-- BEGIN --
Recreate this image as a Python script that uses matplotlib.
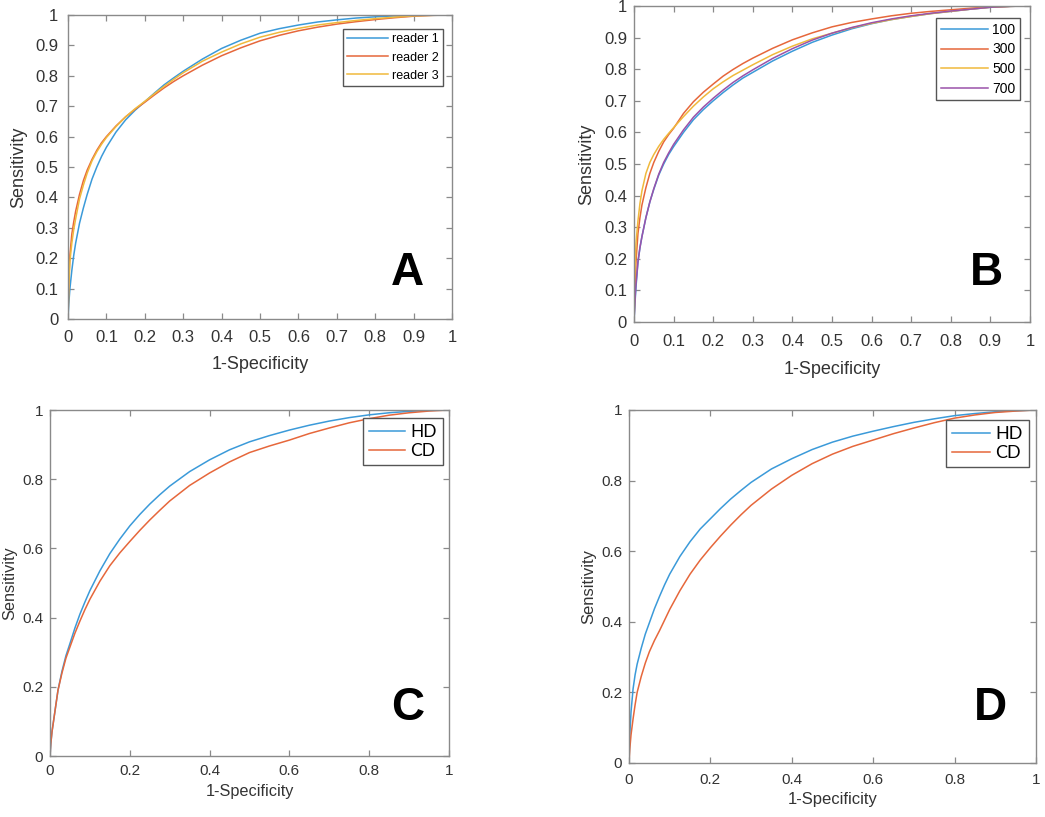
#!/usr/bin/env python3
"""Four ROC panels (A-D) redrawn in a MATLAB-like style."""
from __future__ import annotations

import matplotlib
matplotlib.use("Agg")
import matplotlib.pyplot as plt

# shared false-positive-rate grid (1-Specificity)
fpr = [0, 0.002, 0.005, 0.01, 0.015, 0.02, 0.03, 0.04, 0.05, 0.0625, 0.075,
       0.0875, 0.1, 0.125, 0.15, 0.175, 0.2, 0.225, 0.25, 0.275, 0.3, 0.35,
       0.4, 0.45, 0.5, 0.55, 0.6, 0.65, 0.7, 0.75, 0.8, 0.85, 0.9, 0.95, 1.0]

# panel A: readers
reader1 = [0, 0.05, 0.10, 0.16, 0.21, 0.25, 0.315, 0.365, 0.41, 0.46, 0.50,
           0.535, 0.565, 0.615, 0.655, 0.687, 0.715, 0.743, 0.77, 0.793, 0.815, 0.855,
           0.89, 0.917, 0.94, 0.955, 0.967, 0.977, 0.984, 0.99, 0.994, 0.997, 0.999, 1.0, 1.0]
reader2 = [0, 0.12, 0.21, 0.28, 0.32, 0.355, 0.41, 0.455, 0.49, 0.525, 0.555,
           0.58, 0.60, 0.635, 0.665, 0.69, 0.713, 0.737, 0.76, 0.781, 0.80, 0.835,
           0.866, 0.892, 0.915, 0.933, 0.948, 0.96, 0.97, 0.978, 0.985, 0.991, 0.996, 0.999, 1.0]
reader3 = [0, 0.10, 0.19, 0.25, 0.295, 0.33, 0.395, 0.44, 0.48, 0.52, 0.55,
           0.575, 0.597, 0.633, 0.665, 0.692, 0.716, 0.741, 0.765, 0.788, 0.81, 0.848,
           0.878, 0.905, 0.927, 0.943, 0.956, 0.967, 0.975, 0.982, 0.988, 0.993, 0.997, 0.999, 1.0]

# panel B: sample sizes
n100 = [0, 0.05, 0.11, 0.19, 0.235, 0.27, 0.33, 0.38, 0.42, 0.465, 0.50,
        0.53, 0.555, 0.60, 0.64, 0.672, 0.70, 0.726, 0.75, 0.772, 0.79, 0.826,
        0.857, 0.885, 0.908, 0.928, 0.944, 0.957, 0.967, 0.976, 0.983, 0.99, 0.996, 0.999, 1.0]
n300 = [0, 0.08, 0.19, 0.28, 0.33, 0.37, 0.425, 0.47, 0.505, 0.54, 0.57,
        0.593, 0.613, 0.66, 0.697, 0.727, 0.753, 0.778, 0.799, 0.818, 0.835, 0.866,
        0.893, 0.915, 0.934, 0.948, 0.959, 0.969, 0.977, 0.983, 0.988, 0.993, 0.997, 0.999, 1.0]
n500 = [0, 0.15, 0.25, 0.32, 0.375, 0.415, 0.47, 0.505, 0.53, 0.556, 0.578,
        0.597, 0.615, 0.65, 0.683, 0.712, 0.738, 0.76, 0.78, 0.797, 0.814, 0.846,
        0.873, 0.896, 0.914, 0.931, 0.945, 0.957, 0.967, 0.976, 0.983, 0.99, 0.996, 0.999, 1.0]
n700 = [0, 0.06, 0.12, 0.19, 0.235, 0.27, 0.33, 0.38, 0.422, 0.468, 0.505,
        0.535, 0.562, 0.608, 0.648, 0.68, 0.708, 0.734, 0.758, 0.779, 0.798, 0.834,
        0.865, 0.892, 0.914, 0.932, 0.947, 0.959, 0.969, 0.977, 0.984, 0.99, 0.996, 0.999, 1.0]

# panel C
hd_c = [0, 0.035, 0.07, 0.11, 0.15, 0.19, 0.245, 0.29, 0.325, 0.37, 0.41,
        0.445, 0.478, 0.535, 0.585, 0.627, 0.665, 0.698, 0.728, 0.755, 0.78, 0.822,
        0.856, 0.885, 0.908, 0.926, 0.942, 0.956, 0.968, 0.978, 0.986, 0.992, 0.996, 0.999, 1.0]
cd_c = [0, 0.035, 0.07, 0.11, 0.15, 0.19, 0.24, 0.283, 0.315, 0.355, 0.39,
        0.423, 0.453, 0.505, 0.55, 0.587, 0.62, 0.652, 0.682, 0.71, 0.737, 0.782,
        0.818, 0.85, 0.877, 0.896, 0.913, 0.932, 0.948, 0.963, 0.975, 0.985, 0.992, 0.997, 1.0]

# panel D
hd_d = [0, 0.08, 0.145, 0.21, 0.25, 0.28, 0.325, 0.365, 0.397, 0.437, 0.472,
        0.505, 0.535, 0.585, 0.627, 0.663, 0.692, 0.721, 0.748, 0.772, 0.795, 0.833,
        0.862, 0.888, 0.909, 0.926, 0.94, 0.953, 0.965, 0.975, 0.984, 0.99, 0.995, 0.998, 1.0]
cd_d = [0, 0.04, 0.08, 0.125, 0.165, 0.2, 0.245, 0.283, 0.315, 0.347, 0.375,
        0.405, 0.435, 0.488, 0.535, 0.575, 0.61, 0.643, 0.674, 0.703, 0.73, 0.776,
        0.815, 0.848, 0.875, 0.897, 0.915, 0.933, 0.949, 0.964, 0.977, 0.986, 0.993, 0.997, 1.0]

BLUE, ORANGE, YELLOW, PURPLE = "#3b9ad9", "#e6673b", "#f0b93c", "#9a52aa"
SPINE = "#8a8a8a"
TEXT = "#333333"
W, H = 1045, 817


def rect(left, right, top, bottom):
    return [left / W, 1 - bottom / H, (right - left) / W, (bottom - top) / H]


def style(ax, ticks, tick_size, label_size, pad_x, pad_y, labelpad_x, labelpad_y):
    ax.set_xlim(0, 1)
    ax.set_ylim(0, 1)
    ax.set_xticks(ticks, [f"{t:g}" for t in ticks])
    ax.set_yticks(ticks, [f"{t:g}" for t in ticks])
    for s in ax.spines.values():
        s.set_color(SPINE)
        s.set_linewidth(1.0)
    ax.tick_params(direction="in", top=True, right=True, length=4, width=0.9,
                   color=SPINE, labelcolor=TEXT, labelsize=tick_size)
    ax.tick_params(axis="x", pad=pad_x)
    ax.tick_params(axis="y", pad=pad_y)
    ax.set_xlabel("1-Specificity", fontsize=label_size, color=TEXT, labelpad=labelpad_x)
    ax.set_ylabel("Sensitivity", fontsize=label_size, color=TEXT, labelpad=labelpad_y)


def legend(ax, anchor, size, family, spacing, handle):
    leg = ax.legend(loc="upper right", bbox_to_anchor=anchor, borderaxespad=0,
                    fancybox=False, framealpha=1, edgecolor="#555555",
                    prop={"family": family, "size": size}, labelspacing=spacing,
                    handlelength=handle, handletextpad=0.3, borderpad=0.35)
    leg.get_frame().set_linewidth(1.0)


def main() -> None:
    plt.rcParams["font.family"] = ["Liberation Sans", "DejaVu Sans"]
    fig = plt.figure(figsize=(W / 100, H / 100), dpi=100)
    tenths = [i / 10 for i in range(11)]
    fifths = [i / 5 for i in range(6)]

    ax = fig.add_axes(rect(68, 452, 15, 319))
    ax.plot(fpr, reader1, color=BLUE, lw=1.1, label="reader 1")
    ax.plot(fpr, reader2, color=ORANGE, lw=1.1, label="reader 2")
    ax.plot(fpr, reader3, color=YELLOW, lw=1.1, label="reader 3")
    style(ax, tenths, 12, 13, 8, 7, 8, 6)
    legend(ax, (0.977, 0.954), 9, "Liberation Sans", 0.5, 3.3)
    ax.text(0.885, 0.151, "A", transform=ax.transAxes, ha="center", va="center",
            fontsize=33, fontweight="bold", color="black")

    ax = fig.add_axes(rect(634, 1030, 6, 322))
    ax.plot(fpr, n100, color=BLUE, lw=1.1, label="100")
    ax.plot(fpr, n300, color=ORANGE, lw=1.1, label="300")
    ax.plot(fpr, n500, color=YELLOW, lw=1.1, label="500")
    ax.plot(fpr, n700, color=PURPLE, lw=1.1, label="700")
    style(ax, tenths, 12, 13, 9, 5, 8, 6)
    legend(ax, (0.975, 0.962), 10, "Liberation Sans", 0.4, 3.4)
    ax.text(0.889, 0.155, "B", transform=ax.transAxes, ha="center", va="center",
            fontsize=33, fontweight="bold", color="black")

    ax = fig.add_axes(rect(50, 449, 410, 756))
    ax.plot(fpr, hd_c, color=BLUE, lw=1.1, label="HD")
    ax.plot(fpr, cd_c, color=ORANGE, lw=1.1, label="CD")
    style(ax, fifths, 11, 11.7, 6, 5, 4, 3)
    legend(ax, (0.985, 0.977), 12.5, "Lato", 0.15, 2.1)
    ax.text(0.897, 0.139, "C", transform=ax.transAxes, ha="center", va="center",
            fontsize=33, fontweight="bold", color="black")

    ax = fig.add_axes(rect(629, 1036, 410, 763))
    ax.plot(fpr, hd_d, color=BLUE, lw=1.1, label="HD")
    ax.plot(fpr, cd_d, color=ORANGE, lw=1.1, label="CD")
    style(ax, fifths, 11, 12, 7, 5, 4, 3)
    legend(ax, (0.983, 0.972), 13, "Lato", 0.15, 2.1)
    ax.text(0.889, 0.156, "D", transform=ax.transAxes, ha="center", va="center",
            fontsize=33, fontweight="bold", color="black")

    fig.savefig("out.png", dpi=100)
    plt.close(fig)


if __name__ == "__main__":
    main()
-- END --
Set task: Skip every picture and return the lines above from the top through the one that contains "0.9, 0.95, 1.0]".

Solution to this exercise:
Recreate this image as a Python script that uses matplotlib.
#!/usr/bin/env python3
"""Four ROC panels (A-D) redrawn in a MATLAB-like style."""
from __future__ import annotations

import matplotlib
matplotlib.use("Agg")
import matplotlib.pyplot as plt

# shared false-positive-rate grid (1-Specificity)
fpr = [0, 0.002, 0.005, 0.01, 0.015, 0.02, 0.03, 0.04, 0.05, 0.0625, 0.075,
       0.0875, 0.1, 0.125, 0.15, 0.175, 0.2, 0.225, 0.25, 0.275, 0.3, 0.35,
       0.4, 0.45, 0.5, 0.55, 0.6, 0.65, 0.7, 0.75, 0.8, 0.85, 0.9, 0.95, 1.0]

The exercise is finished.